Two girls (a 14 year-old and a 12 year-old) have now been arrested and charged with felony aggravated stalking for their involvement in the bullying of 12 year-old Rebecca Ann Sedwick. Rebecca jumped to her death on September 9th after enduring months of bullying, online and off, from as many as 15 classmates at Crystal Lake Middle School. Among the messages were repeated calls for Rebecca to end her life, including “Drink bleach and die” and “Can you Die Please?” She changed her Kik Messenger profile name to “That Dead Girl” and then did just as they had asked, and committed suicide.
Two of the tormenters are now facing criminal charges. But at least one of the them doesn’t seem to be too concerned about that. According to an AP report, the older of the two who were charged allegedly boasted about her behavior toward Rebecca, even after the suicide: “‘Yes, I bullied Rebecca and she killed herself but I don’t give a …’ and you can add the last word yourself,” Polk County Sheriff Grady Judd noted, referring to a Facebook post. This kind of response from a teen accused of bullying is actually very rare. Most of the time, when teens are confronted with their bullying behaviors, they are dismissive, but generally apologetic. Not brazen. The question is, does her behavior (or maybe just her attitude) warrant a criminal response?
Additional Criminalization of Cyberbullying Generally Still Not the Answer
I’ve long advocated against the further criminalization of cyberbullying as it occurs among adolescents. As a criminologist, I can appreciate the purpose and role of the criminal justice system to ensure public safety by intervening in targeted and meaningful ways with those who violate the norms of society. Lately, however, our “interventions” have largely amounted to mass incarceration with little offered in terms of rehabilitative services. While the juvenile justice system has traditionally been more focused on providing treatment to troubled youth rather than simply locking them up, the scarcity of resources certainly has constrained the ability of juvenile and family courts across the country to provide the type of comprehensive programming needed to solve the underlying problems.
As a result, the justice system (for minors and adults alike) should be reserved for the most serious of cases involving the most obstinate of offenders for which alternative remedies have failed. It is unknown whether any of the girls involved in bullying Rebecca had been disciplined at home, at school, or elsewhere. Given the seriousness of the actions committed over an extended period of time, coupled with the ultimate outcome, perhaps this is precisely the kind of case where a criminal charge is warranted.
But I am still reluctant to resign myself to that position, especially given the ages of the girls involved. What they did was wrong and requires intervention and appropriate discipline. I’m not sure, however, that prosecuting them criminally brings us any closer to solving this problem among teens. It is unlikely to deter them from future misbehavior (any more than other school and family responses), and is even less likely to deter others from similar behaviors.

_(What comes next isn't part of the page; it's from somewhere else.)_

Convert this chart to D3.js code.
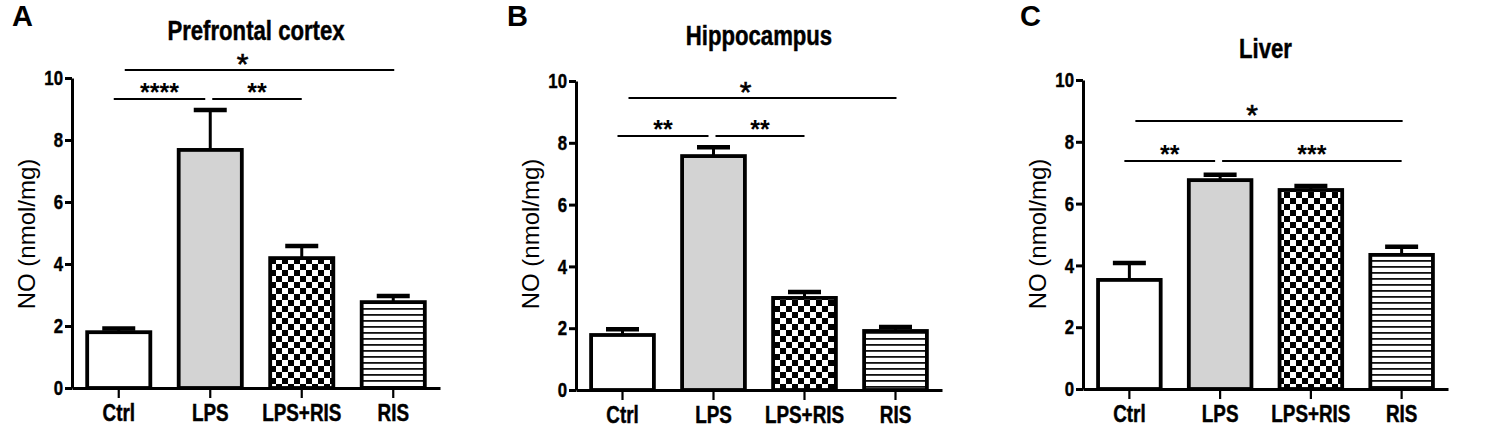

In general, an adolescent’s behavior is more influenced by caring adults and peers than the threat of legal sanction. So it is the primary responsibility of parents and educators to work together to prevent incidents from escalating to this point, and to work together to come up with an appropriate response strategy when it does.
What About the Parents and the School?
Many have rightly asked “Where were the parents in all of this?” It appears that Rebecca’s parents were trying to do everything in their power to resolve the situation. She contacted the school but when the behaviors continued she felt it necessary to remove her daughter from the environment and home-school her. Even with that, the bullying continued. Not much is known about how the parents of those accused of doing the bullying responded. Some have suggested that the parents be charged for their inability to control the behaviors of their children. Holding parents accountable for the behavior of their children is challenging, but may be applicable when parents know about delinquent behavior but fail to make a reasonable effort to stop it. It is very likely that the parents in this case will claim that they had no idea about the nature and extent of their child’s online behaviors. They should have.
It’s also unclear what actions the school took to remedy this situation. Schools have a responsibility to ensure a safe learning environment for all students in their buildings and from what is being reported, Rebecca was bullied at school for months. Clearly she did not feel safe since her parents felt it was necessary to remove her from the school. Not only do schools have an obligation to respond to bullying, but they must do so in a way that stops the bullying. For example, last year a jury ordered Pine Plains Central School District pay a former student $1 million dollars when he was unable to attend his regular high school because of repeated harassment. In this case the school did respond by suspending those who were doing the bullying when it was reported to them, but the court said that they should have taken more steps to ensure the bullying ceased.
In short, the vast majority of bullying and cyberbullying incidents can and should be handled by parents working with schools to resolve the situation in a way that ends the bullying. It seems that there were many missed opportunities in this particular case where those adults could have gotten involved to stop the bullying more effectively, but didn’t. The bottom line is that the bullying needs to stop. If it doesn’t, then additional steps need to be taken until it does. A criminal charge should fall at the far end of any comprehensive continuum of punishment and reserved for those rare instances where all other efforts fail.